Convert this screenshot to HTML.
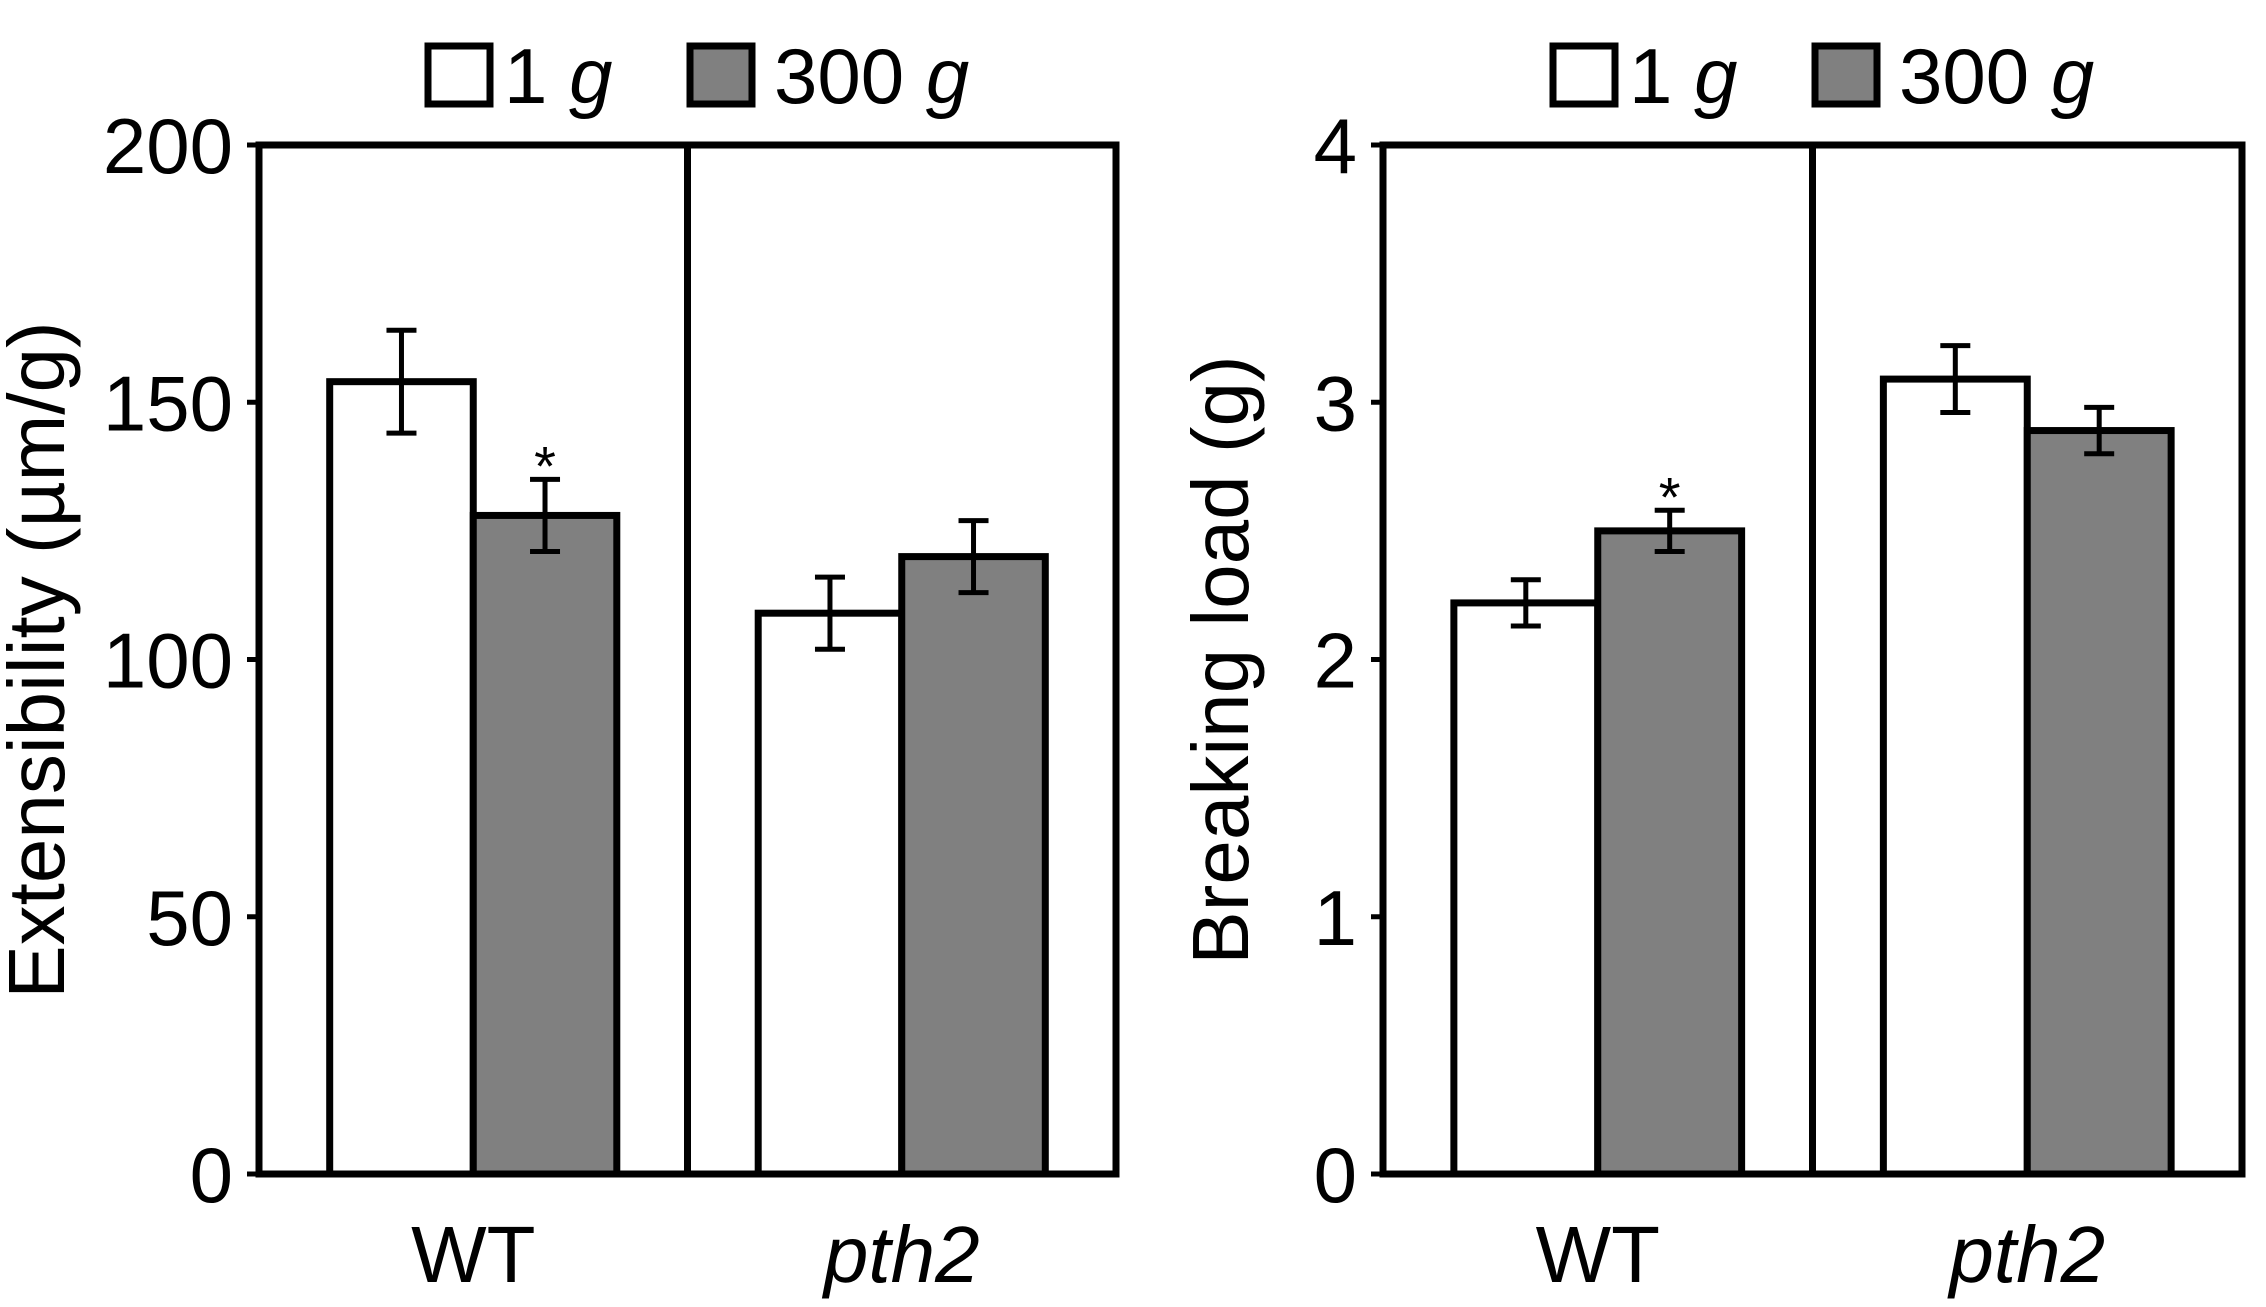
<!DOCTYPE html>
<html><head><meta charset="utf-8"><style>
html,body{margin:0;padding:0;background:#fff;}
svg{display:block;font-family:"Liberation Sans",Arial,sans-serif;}
</style></head><body>
<svg id="c" width="2266" height="1307" viewBox="0 0 2266 1307"></svg>
<script>
const groups = ["WT", "pth2"];
const series = ["1 g", "300 g"];
const extValues = [[154, 128], [109, 120]];
const extErrors = [[10, 7], [7, 7]];
const extTicks = [0, 50, 100, 150, 200];
const loadValues = [[2.22, 2.5], [3.09, 2.89]];
const loadErrors = [[0.09, 0.08], [0.13, 0.09]];
const loadTicks = [0, 1, 2, 3, 4];
const extSig = [[false, true], [false, false]];
const loadSig = [[false, true], [false, false]];

const NS = "http://www.w3.org/2000/svg";
const svg = document.getElementById("c");
function el(tag, attrs, parent) {
  const e = document.createElementNS(NS, tag);
  for (const k in attrs) e.setAttribute(k, attrs[k]);
  (parent || svg).appendChild(e);
  return e;
}
const fills = ["#ffffff", "#808080"];

function panel(name, x0, x1, yTitle, titleX, ticks, vals, errs, sig, legX) {
  const g = el("g", {});
  
  
  const yTop = 145, yBot = 1174, max = ticks[ticks.length - 1];
  const y = v => yBot - (v / max) * (yBot - yTop);
  const w = x1 - x0, half = w / 2, barW = half * 0.335;
  vals.forEach((pair, gi) => {
    const cx = x0 + half * gi + half / 2;
    pair.forEach((v, si) => {
      const bx = cx - barW + si * barW;
      const r = el("rect", {x: bx, y: y(v), width: barW, height: yBot - y(v), fill: fills[si], stroke: "#000", "stroke-width": 7}, g);
      
      
      const ex = bx + barW / 2, e = errs[gi][si];
      const eb = el("path", {d: `M${ex},${y(v+e)}V${y(v-e)}M${ex-15},${y(v+e)}H${ex+15}M${ex-15},${y(v-e)}H${ex+15}`, stroke: "#000", "stroke-width": 5, fill: "none"}, g);
      
      
      if (sig[gi][si]) {
        const t = el("text", {x: ex, y: y(v + e) + 6, "font-size": 56, "text-anchor": "middle"}, g);
        t.textContent = "*";
        
        
      }
    });
    const xl = el("text", {x: cx, y: 1282, "font-size": 80, "text-anchor": "middle", "font-style": gi ? "italic" : "normal"}, g);
    xl.textContent = groups[gi];
    
    
  });
  const f = el("rect", {x: x0, y: yTop, width: w, height: yBot - yTop, fill: "none", stroke: "#000", "stroke-width": 7}, g);
  
  
  const d = el("line", {x1: x0 + half, x2: x0 + half, y1: yTop, y2: yBot, stroke: "#000", "stroke-width": 7}, g);
  
  
  ticks.forEach(t => {
    const tk = el("line", {x1: x0 - 12, x2: x0, y1: y(t), y2: y(t), stroke: "#000", "stroke-width": 5}, g);
    
    
    const tl = el("text", {x: x0 - 26, y: y(t) + 28, "font-size": 78, "text-anchor": "end"}, g);
    tl.textContent = t;
    
    
  });
  const yt = el("text", {x: titleX + 6, y: 660, "font-size": 80, "text-anchor": "middle", transform: `rotate(-90 ${titleX + 6} 660)`}, g);
  yt.textContent = yTitle;
  
  
  const lg = el("g", {}, g);
  
  
  const entries = [[legX, legX + 76], [legX + 262, legX + 346]];
  entries.forEach((p, i) => {
    const b = el("rect", {x: p[0], y: 46, width: 62, height: 58, fill: fills[i], stroke: "#000", "stroke-width": 7}, lg);
    
    
    const t = el("text", {x: p[1], y: 103, "font-size": 78}, lg);
    const parts = series[i].split(" ");
    t.appendChild(document.createTextNode(parts[0] + " "));
    const it = el("tspan", {"font-style": "italic"}, t);
    it.textContent = parts[1];
    
    
  });
}
panel("extensibility-panel", 259, 1116, "Extensibility (µm/g)", 58, extTicks, extValues, extErrors, extSig, 428);
panel("breaking-load-panel", 1383, 2242, "Breaking load (g)", 1242, loadTicks, loadValues, loadErrors, loadSig, 1553);
</script>
</body></html>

--

▸ **TASK STATEMENT**
Begin at the top of the material above and output each line exactly, stopping after the line that holds "barW, height: yBot". Leave out pictures.

▸ **IN RESPONSE**
Convert this screenshot to HTML.
<!DOCTYPE html>
<html><head><meta charset="utf-8"><style>
html,body{margin:0;padding:0;background:#fff;}
svg{display:block;font-family:"Liberation Sans",Arial,sans-serif;}
</style></head><body>
<svg id="c" width="2266" height="1307" viewBox="0 0 2266 1307"></svg>
<script>
const groups = ["WT", "pth2"];
const series = ["1 g", "300 g"];
const extValues = [[154, 128], [109, 120]];
const extErrors = [[10, 7], [7, 7]];
const extTicks = [0, 50, 100, 150, 200];
const loadValues = [[2.22, 2.5], [3.09, 2.89]];
const loadErrors = [[0.09, 0.08], [0.13, 0.09]];
const loadTicks = [0, 1, 2, 3, 4];
const extSig = [[false, true], [false, false]];
const loadSig = [[false, true], [false, false]];

const NS = "http://www.w3.org/2000/svg";
const svg = document.getElementById("c");
function el(tag, attrs, parent) {
  const e = document.createElementNS(NS, tag);
  for (const k in attrs) e.setAttribute(k, attrs[k]);
  (parent || svg).appendChild(e);
  return e;
}
const fills = ["#ffffff", "#808080"];

function panel(name, x0, x1, yTitle, titleX, ticks, vals, errs, sig, legX) {
  const g = el("g", {});
  
  
  const yTop = 145, yBot = 1174, max = ticks[ticks.length - 1];
  const y = v => yBot - (v / max) * (yBot - yTop);
  const w = x1 - x0, half = w / 2, barW = half * 0.335;
  vals.forEach((pair, gi) => {
    const cx = x0 + half * gi + half / 2;
    pair.forEach((v, si) => {
      const bx = cx - barW + si * barW;
      const r = el("rect", {x: bx, y: y(v), width: barW, height: yBot - y(v), fill: fills[si], stroke: "#000", "stroke-width": 7}, g);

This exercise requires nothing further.